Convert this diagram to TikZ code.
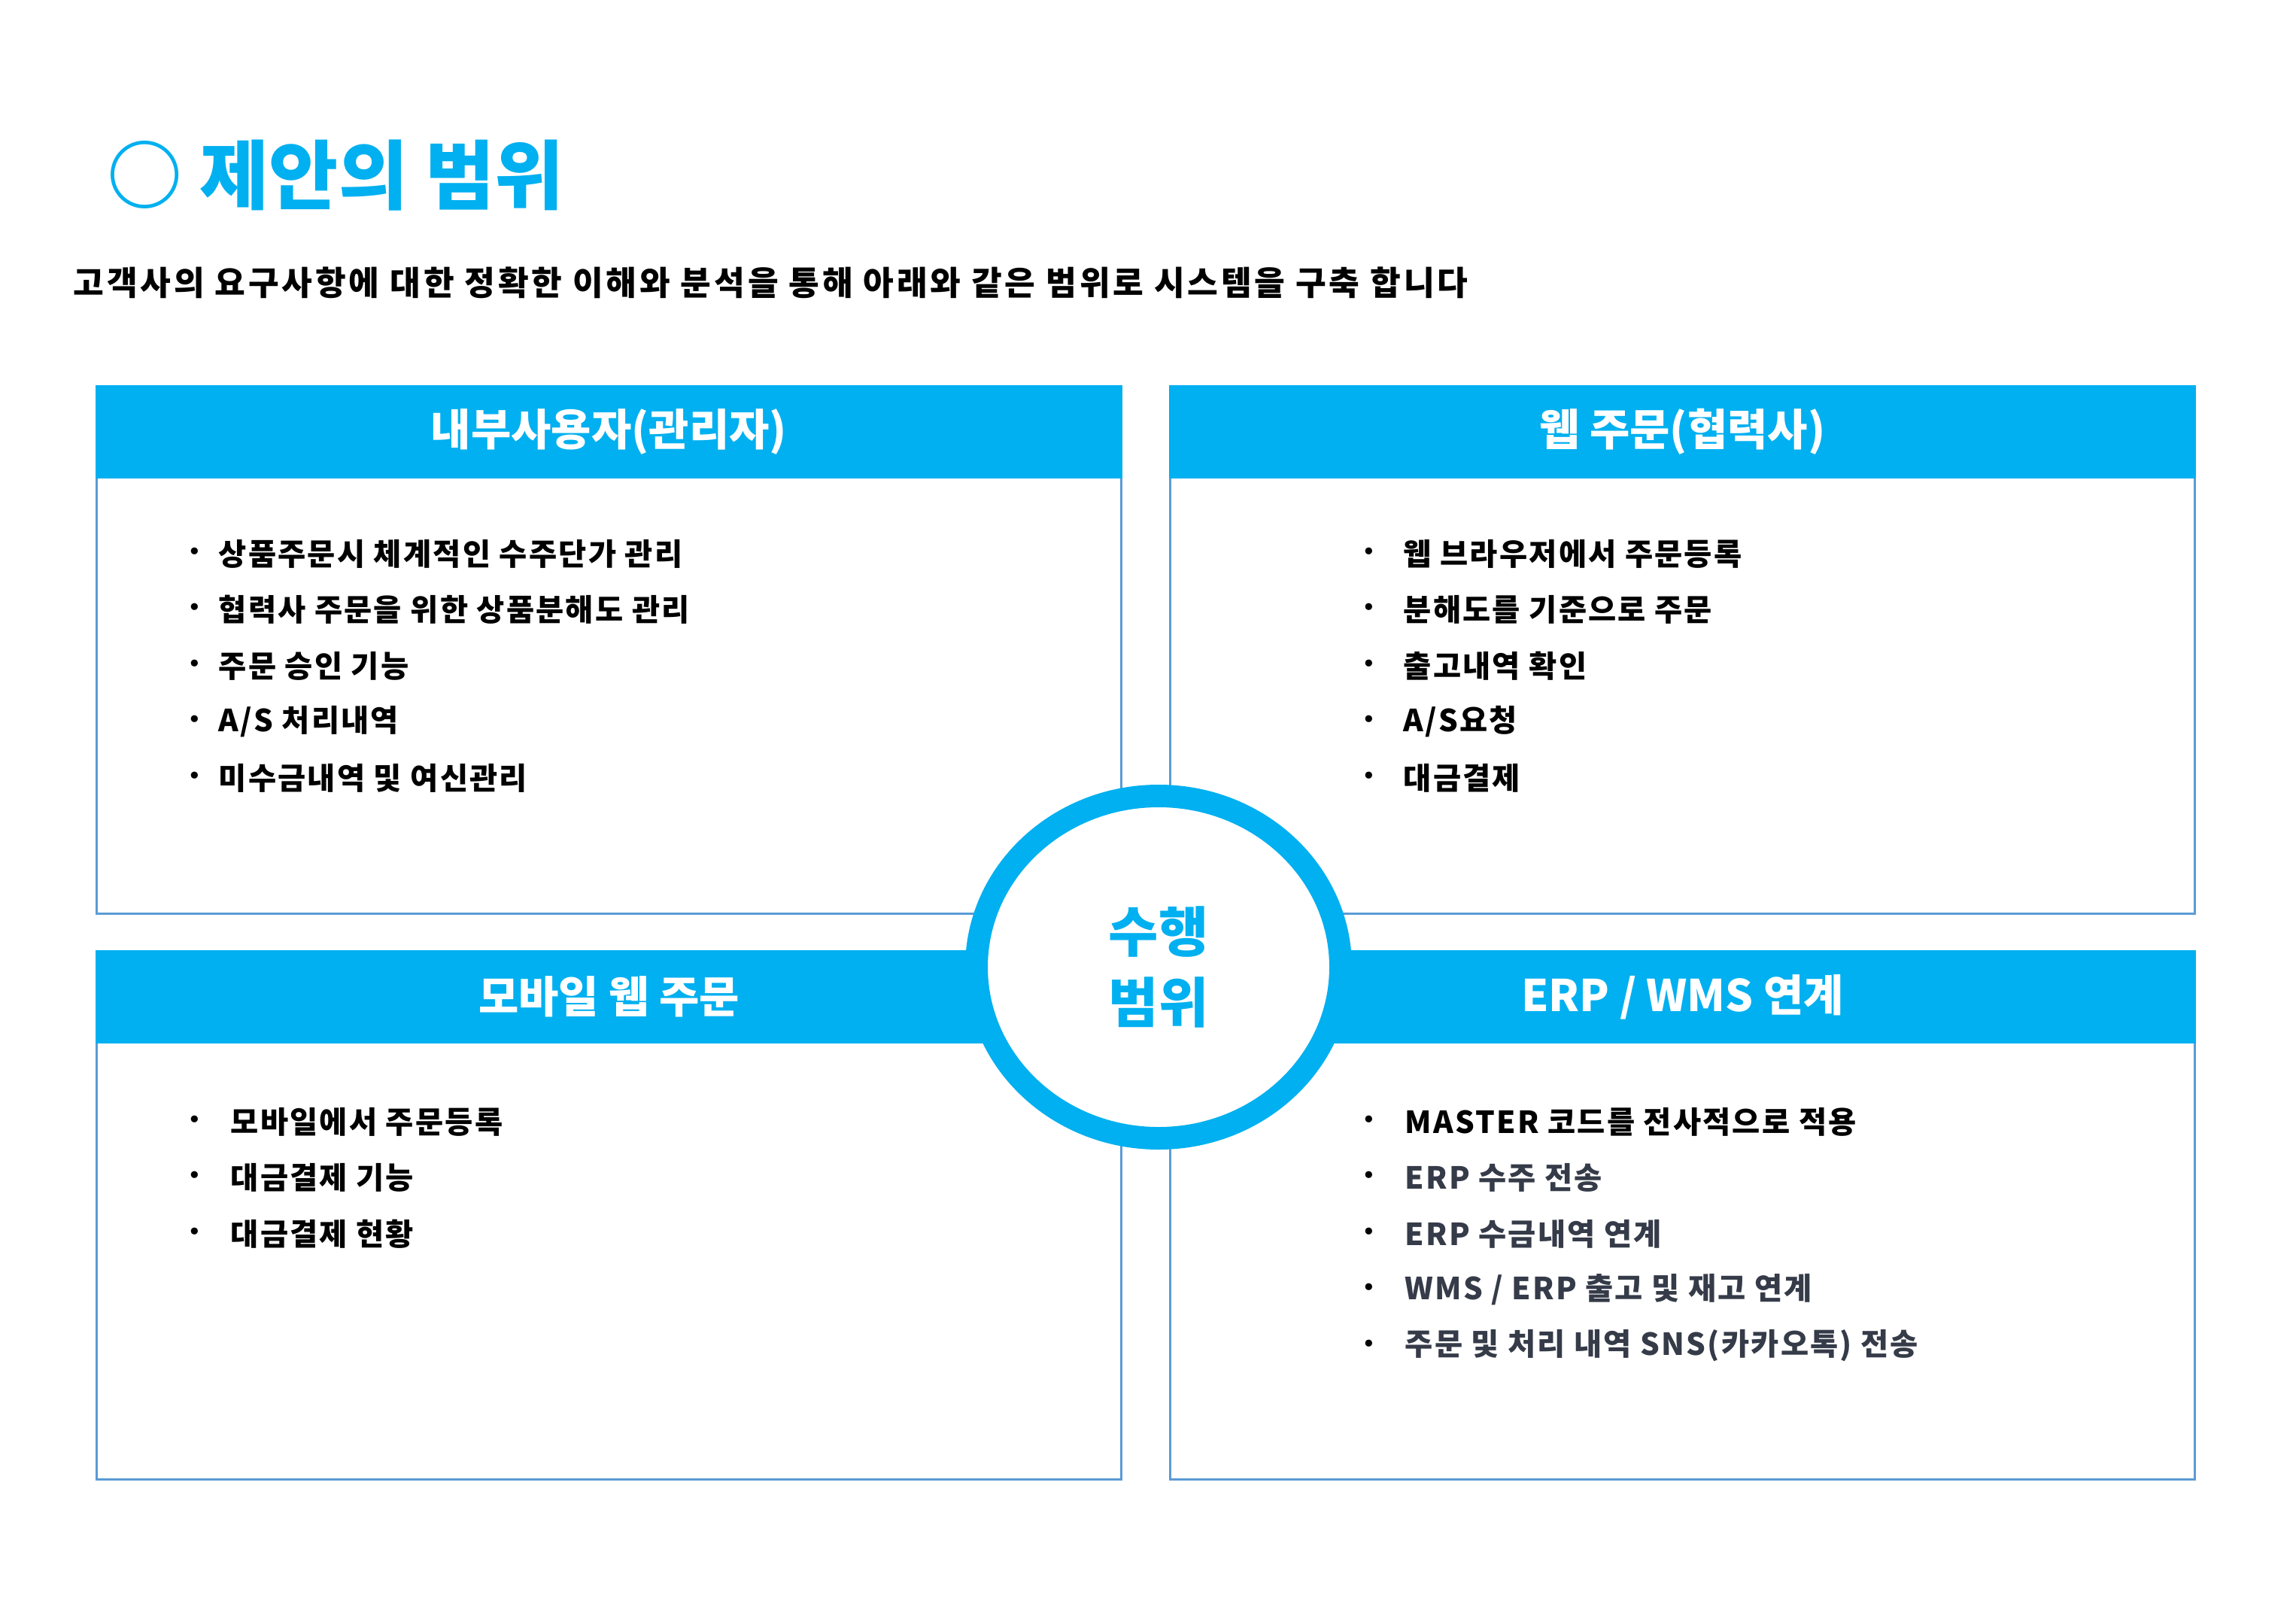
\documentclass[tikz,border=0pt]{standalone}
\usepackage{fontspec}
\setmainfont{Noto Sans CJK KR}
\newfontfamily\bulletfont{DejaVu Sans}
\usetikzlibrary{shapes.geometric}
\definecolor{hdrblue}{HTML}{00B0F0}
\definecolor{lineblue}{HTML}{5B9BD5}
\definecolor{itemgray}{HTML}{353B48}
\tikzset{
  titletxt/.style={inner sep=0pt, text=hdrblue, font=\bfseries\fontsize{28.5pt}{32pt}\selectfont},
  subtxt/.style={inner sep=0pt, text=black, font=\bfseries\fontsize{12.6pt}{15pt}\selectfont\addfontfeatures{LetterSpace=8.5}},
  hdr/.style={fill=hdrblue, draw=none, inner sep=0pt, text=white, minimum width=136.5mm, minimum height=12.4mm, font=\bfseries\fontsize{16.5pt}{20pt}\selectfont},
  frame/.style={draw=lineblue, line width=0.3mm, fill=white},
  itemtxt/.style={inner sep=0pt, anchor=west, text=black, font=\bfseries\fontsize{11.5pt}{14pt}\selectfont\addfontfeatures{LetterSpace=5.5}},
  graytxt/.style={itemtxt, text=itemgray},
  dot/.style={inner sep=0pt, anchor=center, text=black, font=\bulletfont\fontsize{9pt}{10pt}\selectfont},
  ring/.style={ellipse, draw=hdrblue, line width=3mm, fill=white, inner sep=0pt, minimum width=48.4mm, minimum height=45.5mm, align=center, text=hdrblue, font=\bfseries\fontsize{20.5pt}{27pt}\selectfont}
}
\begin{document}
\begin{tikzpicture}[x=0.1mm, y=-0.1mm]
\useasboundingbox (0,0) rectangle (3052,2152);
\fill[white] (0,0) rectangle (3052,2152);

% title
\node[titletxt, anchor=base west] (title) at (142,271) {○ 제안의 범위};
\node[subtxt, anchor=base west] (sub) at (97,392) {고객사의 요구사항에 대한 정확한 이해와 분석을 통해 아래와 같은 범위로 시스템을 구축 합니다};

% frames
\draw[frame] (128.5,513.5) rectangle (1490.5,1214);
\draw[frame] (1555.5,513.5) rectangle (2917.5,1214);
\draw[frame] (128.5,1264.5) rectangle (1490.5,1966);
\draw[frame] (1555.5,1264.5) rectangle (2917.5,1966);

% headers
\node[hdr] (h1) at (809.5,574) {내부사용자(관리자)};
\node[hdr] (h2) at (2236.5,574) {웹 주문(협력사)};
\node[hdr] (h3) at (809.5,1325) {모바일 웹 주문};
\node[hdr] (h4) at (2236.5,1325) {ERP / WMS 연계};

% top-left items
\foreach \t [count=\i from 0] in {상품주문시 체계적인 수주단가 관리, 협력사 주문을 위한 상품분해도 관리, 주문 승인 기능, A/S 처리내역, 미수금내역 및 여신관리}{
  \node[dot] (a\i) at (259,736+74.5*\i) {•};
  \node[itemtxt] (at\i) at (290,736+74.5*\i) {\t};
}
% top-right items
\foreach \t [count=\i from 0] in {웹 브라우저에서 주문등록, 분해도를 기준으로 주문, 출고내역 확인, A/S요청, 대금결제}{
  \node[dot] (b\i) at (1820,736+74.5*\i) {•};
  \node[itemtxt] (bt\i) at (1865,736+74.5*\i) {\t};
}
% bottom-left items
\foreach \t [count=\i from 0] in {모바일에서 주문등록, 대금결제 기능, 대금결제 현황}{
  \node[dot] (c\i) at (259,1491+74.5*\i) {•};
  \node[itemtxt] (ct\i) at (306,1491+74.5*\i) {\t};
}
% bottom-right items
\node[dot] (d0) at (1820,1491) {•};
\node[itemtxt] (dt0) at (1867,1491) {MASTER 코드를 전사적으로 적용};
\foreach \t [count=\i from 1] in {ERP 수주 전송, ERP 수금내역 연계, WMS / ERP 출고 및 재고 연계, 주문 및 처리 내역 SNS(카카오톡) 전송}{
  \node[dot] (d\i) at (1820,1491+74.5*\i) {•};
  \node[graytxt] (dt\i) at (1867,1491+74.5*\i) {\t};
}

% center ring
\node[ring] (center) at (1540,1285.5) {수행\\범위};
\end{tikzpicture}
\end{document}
++++++
Reproduce the data word for word, excluding its pictures.

Convert this diagram to TikZ code.
\documentclass[tikz,border=0pt]{standalone}
\usepackage{fontspec}
\setmainfont{Noto Sans CJK KR}
\newfontfamily\bulletfont{DejaVu Sans}
\usetikzlibrary{shapes.geometric}
\definecolor{hdrblue}{HTML}{00B0F0}
\definecolor{lineblue}{HTML}{5B9BD5}
\definecolor{itemgray}{HTML}{353B48}
\tikzset{
  titletxt/.style={inner sep=0pt, text=hdrblue, font=\bfseries\fontsize{28.5pt}{32pt}\selectfont},
  subtxt/.style={inner sep=0pt, text=black, font=\bfseries\fontsize{12.6pt}{15pt}\selectfont\addfontfeatures{LetterSpace=8.5}},
  hdr/.style={fill=hdrblue, draw=none, inner sep=0pt, text=white, minimum width=136.5mm, minimum height=12.4mm, font=\bfseries\fontsize{16.5pt}{20pt}\selectfont},
  frame/.style={draw=lineblue, line width=0.3mm, fill=white},
  itemtxt/.style={inner sep=0pt, anchor=west, text=black, font=\bfseries\fontsize{11.5pt}{14pt}\selectfont\addfontfeatures{LetterSpace=5.5}},
  graytxt/.style={itemtxt, text=itemgray},
  dot/.style={inner sep=0pt, anchor=center, text=black, font=\bulletfont\fontsize{9pt}{10pt}\selectfont},
  ring/.style={ellipse, draw=hdrblue, line width=3mm, fill=white, inner sep=0pt, minimum width=48.4mm, minimum height=45.5mm, align=center, text=hdrblue, font=\bfseries\fontsize{20.5pt}{27pt}\selectfont}
}
\begin{document}
\begin{tikzpicture}[x=0.1mm, y=-0.1mm]
\useasboundingbox (0,0) rectangle (3052,2152);
\fill[white] (0,0) rectangle (3052,2152);

% title
\node[titletxt, anchor=base west] (title) at (142,271) {○ 제안의 범위};
\node[subtxt, anchor=base west] (sub) at (97,392) {고객사의 요구사항에 대한 정확한 이해와 분석을 통해 아래와 같은 범위로 시스템을 구축 합니다};

% frames
\draw[frame] (128.5,513.5) rectangle (1490.5,1214);
\draw[frame] (1555.5,513.5) rectangle (2917.5,1214);
\draw[frame] (128.5,1264.5) rectangle (1490.5,1966);
\draw[frame] (1555.5,1264.5) rectangle (2917.5,1966);

% headers
\node[hdr] (h1) at (809.5,574) {내부사용자(관리자)};
\node[hdr] (h2) at (2236.5,574) {웹 주문(협력사)};
\node[hdr] (h3) at (809.5,1325) {모바일 웹 주문};
\node[hdr] (h4) at (2236.5,1325) {ERP / WMS 연계};

% top-left items
\foreach \t [count=\i from 0] in {상품주문시 체계적인 수주단가 관리, 협력사 주문을 위한 상품분해도 관리, 주문 승인 기능, A/S 처리내역, 미수금내역 및 여신관리}{
  \node[dot] (a\i) at (259,736+74.5*\i) {•};
  \node[itemtxt] (at\i) at (290,736+74.5*\i) {\t};
}
% top-right items
\foreach \t [count=\i from 0] in {웹 브라우저에서 주문등록, 분해도를 기준으로 주문, 출고내역 확인, A/S요청, 대금결제}{
  \node[dot] (b\i) at (1820,736+74.5*\i) {•};
  \node[itemtxt] (bt\i) at (1865,736+74.5*\i) {\t};
}
% bottom-left items
\foreach \t [count=\i from 0] in {모바일에서 주문등록, 대금결제 기능, 대금결제 현황}{
  \node[dot] (c\i) at (259,1491+74.5*\i) {•};
  \node[itemtxt] (ct\i) at (306,1491+74.5*\i) {\t};
}
% bottom-right items
\node[dot] (d0) at (1820,1491) {•};
\node[itemtxt] (dt0) at (1867,1491) {MASTER 코드를 전사적으로 적용};
\foreach \t [count=\i from 1] in {ERP 수주 전송, ERP 수금내역 연계, WMS / ERP 출고 및 재고 연계, 주문 및 처리 내역 SNS(카카오톡) 전송}{
  \node[dot] (d\i) at (1820,1491+74.5*\i) {•};
  \node[graytxt] (dt\i) at (1867,1491+74.5*\i) {\t};
}

% center ring
\node[ring] (center) at (1540,1285.5) {수행\\범위};
\end{tikzpicture}
\end{document}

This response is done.